Разве можно забыть тот неофитский восторг, который обуял меня от наглядного несоответствия того, что явлено со стороны зала, и того, что со стороны кулис. Я знаю: когда к этому привыкают, это перестают замечать. Но в первый-то раз! Наблюдая действие из-за кулис, я слышал, как артисты во время действия разговаривали на посторонние темы, обсуждали планы на завтра и вообще явно тяготились необходимостью произносить чужие слова и совершать чужие, несвойственные им телодвижения. Слева от кулисы сидел парень в очках, тоже по виду студент. Он осуществлял шумовые эффекты, не отвлекаясь от чтения какой-то французской книжки и жевания булки.

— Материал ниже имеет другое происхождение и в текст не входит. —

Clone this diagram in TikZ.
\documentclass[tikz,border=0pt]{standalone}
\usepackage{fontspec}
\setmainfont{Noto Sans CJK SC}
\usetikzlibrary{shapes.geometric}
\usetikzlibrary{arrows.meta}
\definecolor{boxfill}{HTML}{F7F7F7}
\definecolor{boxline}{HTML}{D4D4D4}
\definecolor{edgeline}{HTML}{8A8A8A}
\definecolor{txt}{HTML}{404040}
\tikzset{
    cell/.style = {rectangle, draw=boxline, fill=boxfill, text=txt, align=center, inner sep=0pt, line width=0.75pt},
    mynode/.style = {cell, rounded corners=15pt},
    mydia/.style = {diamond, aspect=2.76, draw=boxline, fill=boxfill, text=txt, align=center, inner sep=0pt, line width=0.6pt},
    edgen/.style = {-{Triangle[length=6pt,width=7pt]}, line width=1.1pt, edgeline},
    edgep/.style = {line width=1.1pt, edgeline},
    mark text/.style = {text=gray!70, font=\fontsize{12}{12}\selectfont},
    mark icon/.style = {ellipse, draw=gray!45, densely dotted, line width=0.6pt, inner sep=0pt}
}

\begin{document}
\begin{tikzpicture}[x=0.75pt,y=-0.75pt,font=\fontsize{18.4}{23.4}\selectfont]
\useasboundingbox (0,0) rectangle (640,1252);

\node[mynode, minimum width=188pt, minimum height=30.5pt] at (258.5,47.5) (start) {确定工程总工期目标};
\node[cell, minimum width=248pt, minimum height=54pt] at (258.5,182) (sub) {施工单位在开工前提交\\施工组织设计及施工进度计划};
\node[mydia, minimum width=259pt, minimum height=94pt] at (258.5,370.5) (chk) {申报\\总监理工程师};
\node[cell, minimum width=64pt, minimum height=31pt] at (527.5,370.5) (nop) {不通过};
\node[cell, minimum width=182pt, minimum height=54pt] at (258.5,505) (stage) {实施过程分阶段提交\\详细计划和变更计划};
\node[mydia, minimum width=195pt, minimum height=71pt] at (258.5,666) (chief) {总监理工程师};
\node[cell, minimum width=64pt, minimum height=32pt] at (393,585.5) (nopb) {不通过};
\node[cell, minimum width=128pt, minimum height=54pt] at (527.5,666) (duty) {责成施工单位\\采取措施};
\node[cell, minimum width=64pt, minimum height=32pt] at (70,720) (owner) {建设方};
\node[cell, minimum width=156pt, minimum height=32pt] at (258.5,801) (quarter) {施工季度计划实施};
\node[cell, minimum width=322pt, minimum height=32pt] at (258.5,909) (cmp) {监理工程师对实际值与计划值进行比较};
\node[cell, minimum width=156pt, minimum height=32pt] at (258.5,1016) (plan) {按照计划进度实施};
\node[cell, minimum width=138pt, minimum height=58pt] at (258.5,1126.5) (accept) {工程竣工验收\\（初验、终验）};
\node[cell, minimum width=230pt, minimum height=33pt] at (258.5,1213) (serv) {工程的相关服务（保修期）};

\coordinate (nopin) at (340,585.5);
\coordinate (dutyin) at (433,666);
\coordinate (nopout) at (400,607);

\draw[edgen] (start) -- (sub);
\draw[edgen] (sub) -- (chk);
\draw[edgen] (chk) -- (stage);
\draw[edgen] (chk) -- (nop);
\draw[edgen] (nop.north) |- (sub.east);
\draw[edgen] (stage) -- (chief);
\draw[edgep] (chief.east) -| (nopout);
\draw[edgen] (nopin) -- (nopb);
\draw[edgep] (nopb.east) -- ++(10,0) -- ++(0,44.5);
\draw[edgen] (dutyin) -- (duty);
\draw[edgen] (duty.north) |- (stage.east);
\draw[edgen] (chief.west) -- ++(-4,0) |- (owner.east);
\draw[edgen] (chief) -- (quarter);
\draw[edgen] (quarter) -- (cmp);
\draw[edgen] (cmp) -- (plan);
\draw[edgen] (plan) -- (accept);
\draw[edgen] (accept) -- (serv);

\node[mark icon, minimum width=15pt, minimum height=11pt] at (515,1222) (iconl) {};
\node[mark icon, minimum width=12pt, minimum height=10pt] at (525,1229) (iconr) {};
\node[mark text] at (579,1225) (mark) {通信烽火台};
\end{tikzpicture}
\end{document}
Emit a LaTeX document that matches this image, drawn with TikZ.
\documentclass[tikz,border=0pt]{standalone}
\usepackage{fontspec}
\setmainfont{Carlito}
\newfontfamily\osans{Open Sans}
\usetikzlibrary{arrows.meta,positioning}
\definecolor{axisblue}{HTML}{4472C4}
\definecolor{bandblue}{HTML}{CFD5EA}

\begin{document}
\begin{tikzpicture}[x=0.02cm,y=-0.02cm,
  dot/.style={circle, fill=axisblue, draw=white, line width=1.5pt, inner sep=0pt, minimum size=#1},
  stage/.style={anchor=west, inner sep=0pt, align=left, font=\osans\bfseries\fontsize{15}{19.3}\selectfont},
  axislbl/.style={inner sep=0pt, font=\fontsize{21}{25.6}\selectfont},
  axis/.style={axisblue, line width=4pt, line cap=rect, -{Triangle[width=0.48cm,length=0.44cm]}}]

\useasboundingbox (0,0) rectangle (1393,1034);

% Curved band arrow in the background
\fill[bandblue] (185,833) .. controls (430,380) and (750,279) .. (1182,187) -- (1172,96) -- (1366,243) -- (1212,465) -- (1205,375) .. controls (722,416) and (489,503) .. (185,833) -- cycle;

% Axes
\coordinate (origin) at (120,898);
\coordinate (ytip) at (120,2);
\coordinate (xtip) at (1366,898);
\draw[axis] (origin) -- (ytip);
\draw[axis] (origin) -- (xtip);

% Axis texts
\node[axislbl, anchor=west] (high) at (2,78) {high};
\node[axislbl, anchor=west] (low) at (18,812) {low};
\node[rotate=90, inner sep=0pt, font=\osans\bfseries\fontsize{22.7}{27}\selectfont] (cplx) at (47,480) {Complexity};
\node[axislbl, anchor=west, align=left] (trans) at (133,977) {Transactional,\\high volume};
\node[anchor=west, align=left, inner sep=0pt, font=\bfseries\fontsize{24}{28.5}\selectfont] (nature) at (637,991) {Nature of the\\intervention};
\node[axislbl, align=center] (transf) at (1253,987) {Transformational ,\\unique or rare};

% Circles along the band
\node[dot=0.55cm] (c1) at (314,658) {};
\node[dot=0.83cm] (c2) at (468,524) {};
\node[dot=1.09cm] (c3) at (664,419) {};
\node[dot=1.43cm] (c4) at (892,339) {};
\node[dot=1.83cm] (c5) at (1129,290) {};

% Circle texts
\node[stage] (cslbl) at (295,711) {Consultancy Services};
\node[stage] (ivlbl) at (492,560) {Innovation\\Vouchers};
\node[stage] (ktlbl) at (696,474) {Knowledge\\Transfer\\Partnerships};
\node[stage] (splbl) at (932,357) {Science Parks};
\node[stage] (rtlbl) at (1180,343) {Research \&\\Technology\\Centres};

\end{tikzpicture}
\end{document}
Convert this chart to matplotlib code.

Время от времени он бабахал чем-то по чему-то, вследствие чего люди на сцене начинали суетливо метаться и орать что-то вроде того, что «стреляют уже на Владимирской горке».
Потом был антракт, и артисты, тряся наспех приклеенной растительностью, бегали в уборную, делились анекдотами и жевали бутерброды. Потом в тоскливом ожидании своего выхода толпились за кулисами, жестами показывая друг другу, что стряхни, мол, крошки с бороды. А один пожилой актер, выходя на сцену, тяжко вздохнул и отчетливо произнес: «Ну, что ж… Пошли, что ли, притворяться».